Looking at this fresh, I wanted to point out that I think Tom's right-
we aren't going to be able to reasonbly support this kind of data
erasure on a simple DROP TABLE or TRUNCATE.
> I want users to be able to customize the erasure method for their security policies.
There's also this- but I think what it means is that we'd probably have
a top-level command that basically is "ERASE TABLE blah;" or similar
which doesn't operate during transaction commit but instead marks the
table as "to be erased" and then perhaps "erasure in progress" and then
"fully erased" (or maybe just back to 'normal' at that point). Making
those updates will require the command to perform its own transaction
management which is why it can't be in a transaction itself but also
means that the data erasure process doesn't need to be done during
commit.
> My idea is adding a new parameter erase_command to postgresql.conf.
Yeah, I don't think that's really a sensible option or even approach.
> When erase_command is set, VACUUM does not truncate a file size to non-zero
> because it's safer for users to return the entire file to the OS than to return part of it.
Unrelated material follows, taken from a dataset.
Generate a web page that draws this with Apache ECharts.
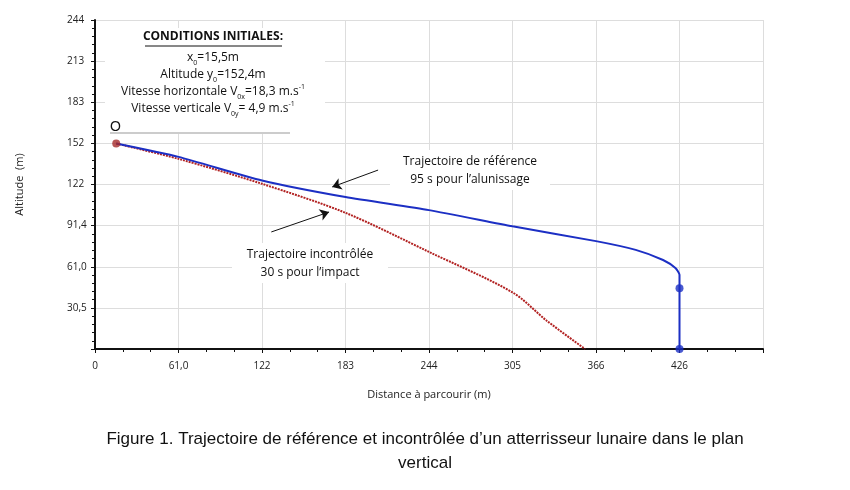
<!DOCTYPE html>
<html><head><meta charset="utf-8">
<script src="https://cdn.jsdelivr.net/npm/echarts@6/dist/echarts.min.js"></script>
<style>html,body{margin:0;background:#fff}#c{width:850px;height:490px}</style>
</head><body><div id="c"></div>
<script>
const xTickLabels = {0:'0',61:'61,0',122:'122',183:'183',244:'244',305:'305',366:'366',427:'426'};
const yTickLabels = {0:'',30.5:'30,5',61:'61,0',91.5:'91,4',122:'122',152.5:'152',183:'183',213.5:'213',244:'244'};
const refX = [15.5, 61, 122, 183, 244, 305, 366, 395, 415, 424, 427, 427, 427];
const refY = [152.4, 142.5, 125, 112.7, 103, 91, 80, 73.5, 66, 60, 55, 45, 0];
const uncX = [15.5, 61, 122, 183, 244, 305, 330, 358];
const uncY = [152.4, 141, 122.5, 101, 72, 42, 21, 0];
const dotsX = [15.5, 427, 427];
const dotsY = [152.4, 45, 0];
const dotColors = ['#a52a2a', '#1c2fc4', '#1c2fc4'];

const F = 'Open Sans, sans-serif';
const chart = echarts.init(document.getElementById('c'));
const pairs = (xs, ys) => xs.map((x, i) => [x, ys[i]]);
chart.setOption({
  animation:false,
  grid:{left:95,right:87,top:20,bottom:141},
  xAxis:{type:'value',min:0,max:488,interval:61,
    name:'Distance à parcourir (m)',nameLocation:'middle',nameGap:40,nameTextStyle:{fontFamily:F,fontSize:11,color:'#222'},
    axisLine:{lineStyle:{color:'#111',width:2}},axisTick:{show:true,length:4,lineStyle:{color:'#111'}},
    minorTick:{show:true,splitNumber:3,length:3,lineStyle:{color:'#111'}},
    axisLabel:{fontFamily:F,fontSize:10,color:'#222',margin:12,formatter:v=>xTickLabels[Math.round(v)]??''},
    splitLine:{show:true,lineStyle:{color:'#ddd'}}},
  yAxis:{type:'value',min:0,max:244,interval:30.5,
    name:'Altitude  (m)',nameLocation:'middle',nameGap:70,nameTextStyle:{fontFamily:F,fontSize:11,color:'#222'},
    axisLine:{show:true,lineStyle:{color:'#111',width:2}},axisTick:{show:true,length:4,lineStyle:{color:'#111'}},
    minorTick:{show:true,splitNumber:5,length:3,lineStyle:{color:'#111'}},
    axisLabel:{fontFamily:F,fontSize:10,color:'#222',margin:28,align:'left',formatter:v=>yTickLabels[v]??''},
    splitLine:{show:true,lineStyle:{color:'#ddd'}}},
  series:[
    {type:'line',data:pairs(refX,refY),showSymbol:false,smooth:0.2,lineStyle:{color:'#1c2fc4',width:2},z:3,
     markLine:{silent:true,symbol:['none','arrow'],symbolSize:9,label:{show:false},lineStyle:{color:'#111',width:1,type:'solid'},
      data:[[{coord:[206.8,132.7]},{coord:[173.3,120.2]}],[{coord:[128.8,86.8]},{coord:[171,101.6]}]]}},
    {type:'line',data:pairs(uncX,uncY),showSymbol:false,smooth:0.3,lineStyle:{color:'#b22222',width:2,type:[2,1]},z:2},
    {type:'scatter',data:pairs(dotsX,dotsY).map((p,i)=>({value:p,itemStyle:{color:dotColors[i]}})),symbolSize:8,z:5}
  ],
  graphic:[
    {type:'rect',shape:{x:105,y:28,width:220,height:104},style:{fill:'#fff'},z:10},
    {type:'line',shape:{x1:110,y1:133,x2:290,y2:133},style:{stroke:'#ccc',lineWidth:2},z:10},
    {type:'text',x:213,y:31,z:11,style:{text:'CONDITIONS INITIALES:',font:'bold 12px '+F,fill:'#111',align:'center'}},
    {type:'line',shape:{x1:145,y1:46,x2:282,y2:46},style:{stroke:'#111',lineWidth:1},z:11},
    {type:'text',x:213,y:49,z:11,style:{align:'center',fill:'#111',font:'12px '+F,
      text:'{n|x}{s|0}{n|=15,5m}\n{n|Altitude y}{s|0}{n|=152,4m}\n{n|Vitesse horizontale V}{s|0x}{n|=18,3 m.s}{u|-1}\n{n|Vitesse verticale V}{s|0y}{n|= 4,9 m.s}{u|-1}',
      rich:{n:{fontFamily:F,fontSize:12,lineHeight:17,fill:'#111'},s:{fontFamily:F,fontSize:7,verticalAlign:'bottom',lineHeight:17,padding:[5,0,0,0],fill:'#111'},u:{fontFamily:F,fontSize:7,verticalAlign:'top',lineHeight:17,padding:[0,0,6,0],fill:'#111'}}}},
    {type:'text',x:110,y:120,z:11,style:{text:'O',font:'14px Arial',fill:'#111'}},
    {type:'rect',shape:{x:390,y:150,width:160,height:40},style:{fill:'#fff'},z:10},
    {type:'text',x:470,y:153,z:11,style:{text:'Trajectoire de référence\n95 s pour l’alunissage',font:'12px '+F,lineHeight:18,fill:'#111',align:'center'}},
    {type:'rect',shape:{x:232,y:243,width:156,height:40},style:{fill:'#fff'},z:10},
    {type:'text',x:310,y:246,z:11,style:{text:'Trajectoire incontrôlée\n30 s pour l’impact',font:'12px '+F,lineHeight:18,fill:'#111',align:'center'}},
    {type:'text',x:425,y:427,z:11,style:{text:'Figure 1. Trajectoire de référence et incontrôlée d’un atterrisseur lunaire dans le plan\nvertical',font:'17px Liberation Sans',lineHeight:24,fill:'#111',align:'center'}}
  ]
});
</script></body></html>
There was discussion elsewhere about preventing VACUUM from doing a
truncate on a file because of the lock it requires and problems with
replicas.. I'm not sure where that ended up, but, in general, I don't
think this feature and VACUUM should really have anything to do with
each other except for the possible case that a user might be told to
configure their system to not allow VACUUM to truncate tables if they
care about this case.
As mentioned elsewhere, you do also have to consider that the sensitive
data will end up in the WAL and on replicas. I don't believe that means
this feature is without use, but it means that users of this feature
will also need to understand and be able to address WAL and replicas
(along with backups and such too, of course).
Thanks,
Stephen